**Provided records**
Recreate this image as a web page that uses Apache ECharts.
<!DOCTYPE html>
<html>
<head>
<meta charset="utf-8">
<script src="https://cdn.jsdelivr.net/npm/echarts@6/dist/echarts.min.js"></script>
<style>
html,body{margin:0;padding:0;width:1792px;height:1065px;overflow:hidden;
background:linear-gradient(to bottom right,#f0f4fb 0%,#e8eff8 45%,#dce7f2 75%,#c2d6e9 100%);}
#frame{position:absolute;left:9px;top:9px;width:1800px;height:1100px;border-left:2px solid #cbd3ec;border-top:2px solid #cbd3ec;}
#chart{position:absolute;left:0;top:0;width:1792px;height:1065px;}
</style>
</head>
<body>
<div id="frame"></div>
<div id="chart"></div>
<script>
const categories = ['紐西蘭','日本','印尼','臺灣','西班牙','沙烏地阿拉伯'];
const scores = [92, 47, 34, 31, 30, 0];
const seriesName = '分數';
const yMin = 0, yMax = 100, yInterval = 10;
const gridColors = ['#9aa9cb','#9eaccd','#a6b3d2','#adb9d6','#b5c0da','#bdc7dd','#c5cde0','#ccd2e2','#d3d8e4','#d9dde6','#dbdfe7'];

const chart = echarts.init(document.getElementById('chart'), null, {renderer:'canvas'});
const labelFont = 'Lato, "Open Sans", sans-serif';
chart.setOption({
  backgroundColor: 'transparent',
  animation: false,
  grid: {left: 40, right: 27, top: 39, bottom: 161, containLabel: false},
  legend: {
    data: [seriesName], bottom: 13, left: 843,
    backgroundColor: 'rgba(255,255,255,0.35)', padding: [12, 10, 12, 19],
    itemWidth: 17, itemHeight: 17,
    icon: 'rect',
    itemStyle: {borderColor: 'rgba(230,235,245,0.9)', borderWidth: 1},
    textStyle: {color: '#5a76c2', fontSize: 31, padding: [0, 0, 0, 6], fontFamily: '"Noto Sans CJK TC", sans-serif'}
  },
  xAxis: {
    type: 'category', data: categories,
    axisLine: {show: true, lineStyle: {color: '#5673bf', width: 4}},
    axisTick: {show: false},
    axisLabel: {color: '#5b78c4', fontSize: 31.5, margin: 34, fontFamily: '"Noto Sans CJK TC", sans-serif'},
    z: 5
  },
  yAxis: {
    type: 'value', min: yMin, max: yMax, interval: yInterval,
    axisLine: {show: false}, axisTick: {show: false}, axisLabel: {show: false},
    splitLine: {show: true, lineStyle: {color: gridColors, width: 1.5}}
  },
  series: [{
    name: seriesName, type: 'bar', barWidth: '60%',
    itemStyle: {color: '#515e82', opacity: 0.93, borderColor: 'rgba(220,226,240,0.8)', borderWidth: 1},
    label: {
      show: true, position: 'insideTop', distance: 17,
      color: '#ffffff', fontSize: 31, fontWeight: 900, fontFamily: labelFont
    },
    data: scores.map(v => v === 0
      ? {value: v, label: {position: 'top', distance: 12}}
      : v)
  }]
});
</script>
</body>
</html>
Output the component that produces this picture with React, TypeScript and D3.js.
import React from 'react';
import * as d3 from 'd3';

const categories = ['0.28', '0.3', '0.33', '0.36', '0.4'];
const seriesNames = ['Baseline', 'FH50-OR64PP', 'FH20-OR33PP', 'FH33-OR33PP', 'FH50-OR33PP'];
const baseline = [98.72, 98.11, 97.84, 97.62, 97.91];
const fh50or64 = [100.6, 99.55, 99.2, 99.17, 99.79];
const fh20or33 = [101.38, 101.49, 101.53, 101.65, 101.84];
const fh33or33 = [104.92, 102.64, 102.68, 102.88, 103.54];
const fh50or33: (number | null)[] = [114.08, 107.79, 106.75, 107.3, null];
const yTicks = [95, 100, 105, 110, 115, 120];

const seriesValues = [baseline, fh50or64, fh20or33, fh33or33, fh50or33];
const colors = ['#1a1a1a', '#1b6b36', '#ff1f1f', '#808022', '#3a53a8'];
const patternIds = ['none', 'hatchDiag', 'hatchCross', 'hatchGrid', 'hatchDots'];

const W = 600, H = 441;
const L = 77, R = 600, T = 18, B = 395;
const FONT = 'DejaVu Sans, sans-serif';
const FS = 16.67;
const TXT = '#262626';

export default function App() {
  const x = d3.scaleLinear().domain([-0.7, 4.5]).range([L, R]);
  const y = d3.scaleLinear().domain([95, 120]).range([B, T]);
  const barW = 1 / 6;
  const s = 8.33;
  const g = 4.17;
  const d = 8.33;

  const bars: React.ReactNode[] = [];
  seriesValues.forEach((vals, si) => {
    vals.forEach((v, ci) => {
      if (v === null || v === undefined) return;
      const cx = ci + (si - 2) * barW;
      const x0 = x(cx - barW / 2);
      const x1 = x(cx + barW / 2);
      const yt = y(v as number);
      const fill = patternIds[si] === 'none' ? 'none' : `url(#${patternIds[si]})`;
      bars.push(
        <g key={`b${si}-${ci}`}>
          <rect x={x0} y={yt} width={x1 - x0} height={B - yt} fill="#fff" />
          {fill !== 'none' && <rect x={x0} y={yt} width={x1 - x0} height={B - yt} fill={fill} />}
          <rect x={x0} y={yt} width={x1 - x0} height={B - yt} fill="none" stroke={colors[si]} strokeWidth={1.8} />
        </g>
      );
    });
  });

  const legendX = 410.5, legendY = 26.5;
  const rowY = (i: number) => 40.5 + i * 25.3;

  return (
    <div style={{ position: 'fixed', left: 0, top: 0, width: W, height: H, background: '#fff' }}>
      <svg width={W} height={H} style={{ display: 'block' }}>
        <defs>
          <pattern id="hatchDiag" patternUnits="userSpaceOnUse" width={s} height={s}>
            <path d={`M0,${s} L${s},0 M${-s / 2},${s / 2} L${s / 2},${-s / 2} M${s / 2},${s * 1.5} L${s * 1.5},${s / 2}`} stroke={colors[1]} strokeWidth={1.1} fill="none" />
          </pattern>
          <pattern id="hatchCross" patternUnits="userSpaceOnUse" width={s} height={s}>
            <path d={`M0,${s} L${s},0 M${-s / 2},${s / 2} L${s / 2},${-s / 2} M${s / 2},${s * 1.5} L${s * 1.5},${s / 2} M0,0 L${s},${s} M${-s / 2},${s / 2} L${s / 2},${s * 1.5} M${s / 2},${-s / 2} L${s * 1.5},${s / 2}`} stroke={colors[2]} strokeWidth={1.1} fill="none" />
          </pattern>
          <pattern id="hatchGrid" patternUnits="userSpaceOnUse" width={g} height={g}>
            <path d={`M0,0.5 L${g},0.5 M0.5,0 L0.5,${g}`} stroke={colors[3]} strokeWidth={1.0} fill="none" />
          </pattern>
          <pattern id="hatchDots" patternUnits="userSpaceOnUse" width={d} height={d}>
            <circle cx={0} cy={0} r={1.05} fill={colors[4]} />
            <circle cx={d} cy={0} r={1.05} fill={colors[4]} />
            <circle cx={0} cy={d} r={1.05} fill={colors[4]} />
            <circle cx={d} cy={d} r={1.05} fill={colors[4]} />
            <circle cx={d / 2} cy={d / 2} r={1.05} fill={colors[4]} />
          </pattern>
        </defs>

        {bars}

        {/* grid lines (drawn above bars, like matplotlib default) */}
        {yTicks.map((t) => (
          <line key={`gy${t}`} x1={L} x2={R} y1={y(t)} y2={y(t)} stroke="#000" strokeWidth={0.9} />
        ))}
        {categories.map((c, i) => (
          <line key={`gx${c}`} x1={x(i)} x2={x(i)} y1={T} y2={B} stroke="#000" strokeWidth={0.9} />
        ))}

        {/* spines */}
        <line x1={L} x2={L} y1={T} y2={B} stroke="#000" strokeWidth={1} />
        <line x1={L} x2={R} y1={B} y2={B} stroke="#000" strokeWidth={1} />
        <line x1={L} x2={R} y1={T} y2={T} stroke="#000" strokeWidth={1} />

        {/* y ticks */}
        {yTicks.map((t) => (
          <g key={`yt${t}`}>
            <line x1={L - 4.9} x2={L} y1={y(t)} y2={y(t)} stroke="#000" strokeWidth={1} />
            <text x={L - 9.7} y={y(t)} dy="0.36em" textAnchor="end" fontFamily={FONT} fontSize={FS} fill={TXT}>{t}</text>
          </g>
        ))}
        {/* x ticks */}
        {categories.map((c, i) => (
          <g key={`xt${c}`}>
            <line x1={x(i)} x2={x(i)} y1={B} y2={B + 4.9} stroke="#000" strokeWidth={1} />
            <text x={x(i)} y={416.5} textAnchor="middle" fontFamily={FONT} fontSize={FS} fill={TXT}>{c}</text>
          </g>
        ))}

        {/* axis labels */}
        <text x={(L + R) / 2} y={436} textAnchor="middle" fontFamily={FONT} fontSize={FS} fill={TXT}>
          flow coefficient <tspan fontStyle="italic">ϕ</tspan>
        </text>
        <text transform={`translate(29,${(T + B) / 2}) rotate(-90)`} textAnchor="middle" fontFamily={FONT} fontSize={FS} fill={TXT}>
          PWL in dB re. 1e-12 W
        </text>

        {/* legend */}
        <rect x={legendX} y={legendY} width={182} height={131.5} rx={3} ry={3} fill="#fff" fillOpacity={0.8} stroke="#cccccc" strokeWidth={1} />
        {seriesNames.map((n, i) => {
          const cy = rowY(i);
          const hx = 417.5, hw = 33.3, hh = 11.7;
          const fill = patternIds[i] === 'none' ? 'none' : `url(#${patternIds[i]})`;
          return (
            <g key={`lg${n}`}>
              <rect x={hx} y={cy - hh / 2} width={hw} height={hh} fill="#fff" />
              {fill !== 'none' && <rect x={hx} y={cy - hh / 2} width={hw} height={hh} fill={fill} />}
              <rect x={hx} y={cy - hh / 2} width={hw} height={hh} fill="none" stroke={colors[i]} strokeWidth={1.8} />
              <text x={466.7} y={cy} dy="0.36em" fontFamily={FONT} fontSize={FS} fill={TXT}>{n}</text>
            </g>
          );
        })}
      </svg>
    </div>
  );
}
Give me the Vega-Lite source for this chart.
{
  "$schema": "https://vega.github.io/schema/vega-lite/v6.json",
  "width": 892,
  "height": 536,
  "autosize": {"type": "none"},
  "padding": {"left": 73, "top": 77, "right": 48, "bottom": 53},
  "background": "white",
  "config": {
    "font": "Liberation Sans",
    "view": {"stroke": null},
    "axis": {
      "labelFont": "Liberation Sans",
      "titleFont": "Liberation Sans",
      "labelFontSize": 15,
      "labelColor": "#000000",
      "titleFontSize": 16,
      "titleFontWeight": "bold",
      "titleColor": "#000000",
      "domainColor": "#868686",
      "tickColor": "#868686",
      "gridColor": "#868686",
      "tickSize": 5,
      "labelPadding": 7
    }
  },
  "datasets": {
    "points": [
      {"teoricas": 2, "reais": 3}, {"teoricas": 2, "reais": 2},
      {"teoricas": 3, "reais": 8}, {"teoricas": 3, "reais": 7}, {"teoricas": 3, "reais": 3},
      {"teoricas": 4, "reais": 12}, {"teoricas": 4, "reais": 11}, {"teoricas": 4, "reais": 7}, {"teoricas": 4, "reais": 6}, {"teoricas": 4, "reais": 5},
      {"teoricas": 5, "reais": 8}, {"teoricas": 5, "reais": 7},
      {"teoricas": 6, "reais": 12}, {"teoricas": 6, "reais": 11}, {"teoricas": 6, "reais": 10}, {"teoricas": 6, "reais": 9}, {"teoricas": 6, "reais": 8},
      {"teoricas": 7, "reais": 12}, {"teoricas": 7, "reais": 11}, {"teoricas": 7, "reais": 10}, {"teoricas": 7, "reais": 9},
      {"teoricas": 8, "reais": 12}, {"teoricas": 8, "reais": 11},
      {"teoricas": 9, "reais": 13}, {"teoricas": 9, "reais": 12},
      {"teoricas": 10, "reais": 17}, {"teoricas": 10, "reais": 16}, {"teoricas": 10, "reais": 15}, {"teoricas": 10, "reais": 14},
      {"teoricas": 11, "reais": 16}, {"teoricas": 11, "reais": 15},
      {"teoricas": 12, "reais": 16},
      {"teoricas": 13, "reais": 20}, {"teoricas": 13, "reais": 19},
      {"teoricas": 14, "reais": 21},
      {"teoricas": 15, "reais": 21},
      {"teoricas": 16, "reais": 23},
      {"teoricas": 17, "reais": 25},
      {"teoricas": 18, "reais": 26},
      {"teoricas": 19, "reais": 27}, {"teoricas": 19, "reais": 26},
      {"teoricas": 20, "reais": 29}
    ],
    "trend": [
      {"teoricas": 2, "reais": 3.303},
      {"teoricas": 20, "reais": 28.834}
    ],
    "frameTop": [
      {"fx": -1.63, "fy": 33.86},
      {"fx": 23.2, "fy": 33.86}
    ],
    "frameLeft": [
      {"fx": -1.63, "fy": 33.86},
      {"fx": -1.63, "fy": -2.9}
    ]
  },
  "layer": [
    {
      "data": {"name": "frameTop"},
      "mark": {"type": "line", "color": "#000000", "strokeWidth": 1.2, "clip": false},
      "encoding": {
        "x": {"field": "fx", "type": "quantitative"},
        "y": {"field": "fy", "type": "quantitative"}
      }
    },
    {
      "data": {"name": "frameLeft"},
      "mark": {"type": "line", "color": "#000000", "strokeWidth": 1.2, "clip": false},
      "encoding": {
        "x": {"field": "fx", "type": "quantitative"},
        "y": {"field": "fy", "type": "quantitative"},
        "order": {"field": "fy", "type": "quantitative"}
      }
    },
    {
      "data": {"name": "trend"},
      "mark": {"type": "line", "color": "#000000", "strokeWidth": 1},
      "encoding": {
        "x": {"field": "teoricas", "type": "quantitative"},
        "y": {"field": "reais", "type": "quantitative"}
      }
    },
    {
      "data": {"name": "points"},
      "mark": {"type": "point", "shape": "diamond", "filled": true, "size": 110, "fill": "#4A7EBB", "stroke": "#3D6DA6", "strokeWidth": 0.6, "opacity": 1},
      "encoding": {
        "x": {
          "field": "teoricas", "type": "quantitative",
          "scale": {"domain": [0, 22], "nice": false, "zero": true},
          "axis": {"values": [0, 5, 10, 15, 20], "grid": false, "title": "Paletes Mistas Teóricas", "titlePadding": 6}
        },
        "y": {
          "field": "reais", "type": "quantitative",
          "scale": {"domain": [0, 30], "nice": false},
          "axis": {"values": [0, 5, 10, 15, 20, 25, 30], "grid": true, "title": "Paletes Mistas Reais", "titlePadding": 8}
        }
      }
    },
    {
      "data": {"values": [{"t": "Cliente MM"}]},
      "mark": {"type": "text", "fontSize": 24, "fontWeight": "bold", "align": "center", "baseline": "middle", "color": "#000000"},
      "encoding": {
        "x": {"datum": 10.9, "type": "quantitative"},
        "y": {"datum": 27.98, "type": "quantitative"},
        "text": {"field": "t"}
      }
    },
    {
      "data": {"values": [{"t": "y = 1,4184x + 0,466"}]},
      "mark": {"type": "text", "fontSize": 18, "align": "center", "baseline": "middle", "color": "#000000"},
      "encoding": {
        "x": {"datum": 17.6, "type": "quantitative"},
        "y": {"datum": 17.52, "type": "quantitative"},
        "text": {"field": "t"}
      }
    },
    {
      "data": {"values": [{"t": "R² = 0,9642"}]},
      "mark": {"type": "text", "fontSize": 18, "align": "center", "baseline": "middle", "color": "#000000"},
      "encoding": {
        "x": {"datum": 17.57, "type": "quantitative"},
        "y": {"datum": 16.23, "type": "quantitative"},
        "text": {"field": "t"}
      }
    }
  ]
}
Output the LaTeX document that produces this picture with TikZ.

**Task goal**
Look through the material above and print exactly the lines from the one containing "Output the component" to the one containing "import * as d3 from 'd3';", both included, and nothing more.

**Response**
Output the component that produces this picture with React, TypeScript and D3.js.
import React from 'react';
import * as d3 from 'd3';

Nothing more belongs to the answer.